The members of the orchestra filed in in a neatly arranged line – not like the Cape Town Orchestra whose members wandered in, looked around, greeted members of the audience they knew and settled down to tune their instruments – a procedure I loved every time, especially as a number the musicians always greeted my father. As the Cappela Academia orchestra is made up of non-professional musicians and only performs twice a year, usually in different venues, the relationship between audience and orchestra I expected, would be different but not so. Clearly a large part of the audience was made up of family and friends of the musicians and the same friendly atmosphere existed.

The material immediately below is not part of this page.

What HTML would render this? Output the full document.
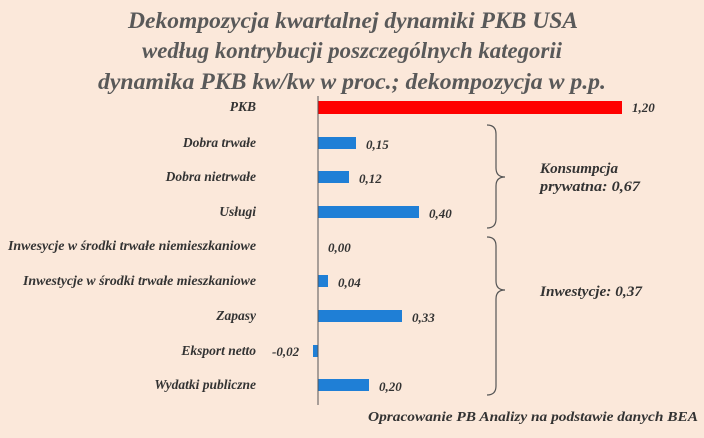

And then the conductor, Christiane Silber came onto the podium and I sat up in surprise: I realised I had not seen a woman conduct before. Conducting choirs most certainly, but never a full orchestra. She immediately reminded me of a friend who at that age moved and carried herself in the same manner – young, good-looking and elegant with the collar of her beautifully tailored black velvet jacket high against her neck. Her hair short and brushed straight back but falling forwards as she moved. I felt a lump in my throat for a time long gone. Christiane Silber has been described as “PASSIONATE, GRACEFUL, DELICATE AND NOBLE....”by the Weifang Poly Grand Theatre Review. In the course of the concert we saw all these characteristics being displayed. The music was complemented by the incredible acoustics of the hall – I read afterwards that it was considered one of the ten best concert venues in the world in 2004. I was lost in the beauty of it all.
The program opened with Ravel’s “Ma mémre l’oye, Ballett-Suite” with its whimsical birdlike sounds, followed by Debussy’s “Two dances for harp and string orchestra” – a piece of music I had not heard before and loved immediately. There was more Ravel and a piece by Bizet but my favourite was Danse macabre, op.40 by Saint Saëns, where again the harp plays an important role in the opening. Such heavenly music!
Notice our Yankee cowgirl standing near the organ stool
But at some point, my eye was caught by a rather strange figure behind the orchestra – an exceedingly butch-looking woman in blue jeans and a bright tartan shirt responsible maybe for recording the concert. I glanced at my friend next to me and when my eye caught hers we both nearly burst out laughing. In this correct elegant setting with glorious music swirling around us what was she doing and why was she dressed liked a Yankee cowgirl? It was so incongruous. Nothing could have detracted from the music, but she certainly added a touch of the ridiculous. At the interval we speculated who and what she was and why nobody had told her to dress more in keeping with the formality of the orchestra and audience. And during the second half there she was again, moving quietly from point to point or sitting on the organ stool.
As the conductor took the final bow and the audience finally allowed her to go, I thought, “I must remember to thank my boss for putting up the concert poster. It was another first in Berlin that I will never forget.”